Is Price Gouging good or bad?
We read a short story called “Justice” by Michael Sandel about how many firms increased the prices of necessities when hurricane charley swept across florida.
What is price gouging?
Brian: First of all, what exactly is price gouging?
Price gouging is a term that refers to a situation in which a seller raises the prices of a good or commodity at a level much higher than is considered reasonable or fair. This rapid increase in prices occurs after a demand or supply shock, usually caused by natural disasters. Different groups of people in the community have different ideas on whether or not price gouging is “moral”. Today we will be talking about weather or not Price gouging should be made illegal or legal and if it is “moral” or “immoral”. I believe that to figure out whether or not price gouging should be made illegal or not, we have to look at the pros and cons of each situation as well as looking at the different ways of knowing (emotion, language, perception and reason). Today our group will be focusing on reasoning, by doing so we can look at weather or not our arguments are valid or invalid and thus attempt to draw a conclusion to this controversial topic.
Gabby: For or against Price gouging?
Economists believe in the idea of price gouging because what most people call price gouging is, to them, simply an example of the laws of supply and demand working as they should and rarely has anything to do with suppliers taking advantage of consumers. Example- if a hurricane destroys oil platforms in Mexico, then the supply of oil decreases. If a businessman owns a gas station in Atlanta which gets most of its supply from those platforms, then this means that he might not be able to resupply his stock of gasoline once he sells it. The only logical thing for him to do is to increase the price of the gasoline. If this price is $6.00, then so be it. Is he attacking consumers by taking this action? I don’t believe so, and if he were to leave the price unchanged his gas supply would run out quickly and he would have to close down. If a consumer is willing to pay a certain price, then the consumer is not being gouged. If the consumer is not willing, then he can look for a substitute or do without.

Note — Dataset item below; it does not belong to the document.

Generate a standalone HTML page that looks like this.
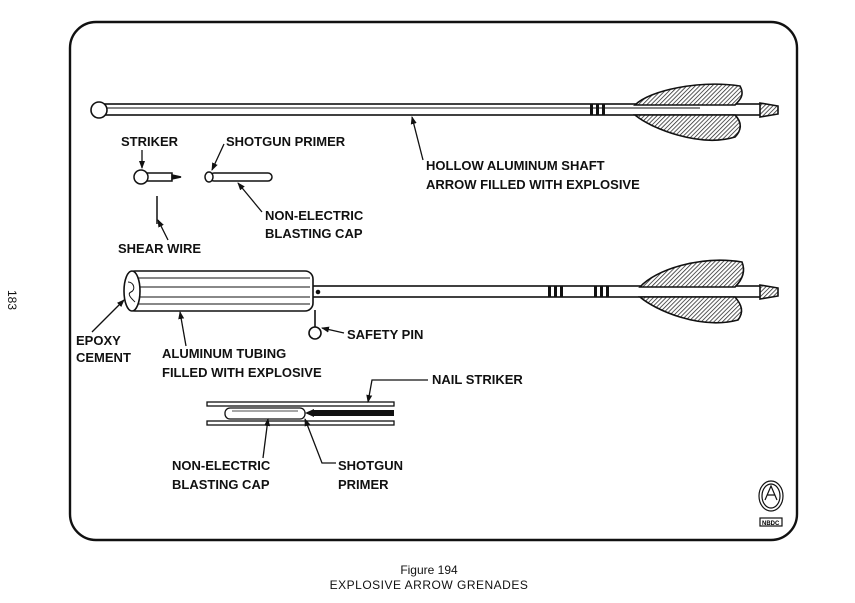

However, many others will argue that morally- it is wrong to take advantage of another’s pain for one’s own gain, as it is believed to be greedy and selfish. A society in which people exploit their neighbors for financial gain in times of crisis is considered to not be a good society. Let’s say a person who was left with nothing after a crisis comes to a motel and cannot afford to stay because the price has been raised. Is there any way to justify turning them away? Or maybe they can afford to stay in the motel, even with the raised prices, but then they can’t afford any food? There is no way to justify the preventable deaths of people in a crisis. In a normal situation, prices being raised is an annoyance at best, a serious issue at worst. In a crisis like a hurricane or other disasters, however, you cannot look at it from a viewpoint of economics. If you do, people’s lives are put at risks, which is unacceptable. Denying a refugee food or water or shelter because they cannot afford it is just as bad as killing them yourself.
Julian: Is there a right or wrong answer?
There are really 2 perspectives we can look at this problem from- the “economics” point of view or the view where we prioritize consumer wishes. Economics associates with the laws of supply and demand. The regulation of prices help to ensure that goods go where they are most valued, therefore preventing the wasting of resources. However, if we look at this problem through the consumers point of view, this is seen as unfair and unjust. Many would argue that it is wrong to take advantage of another’s pain for one’s own gain.
Louise: In our opinion, price gouging can be painful, and it doesn’t always allow people to obtain the products they desperately need. However, if price gouging is made illegal, goods would be more accessible to people in need. Price gouging occurs simply because the people who sell the goods are taking the opportunity given to them, to make more money.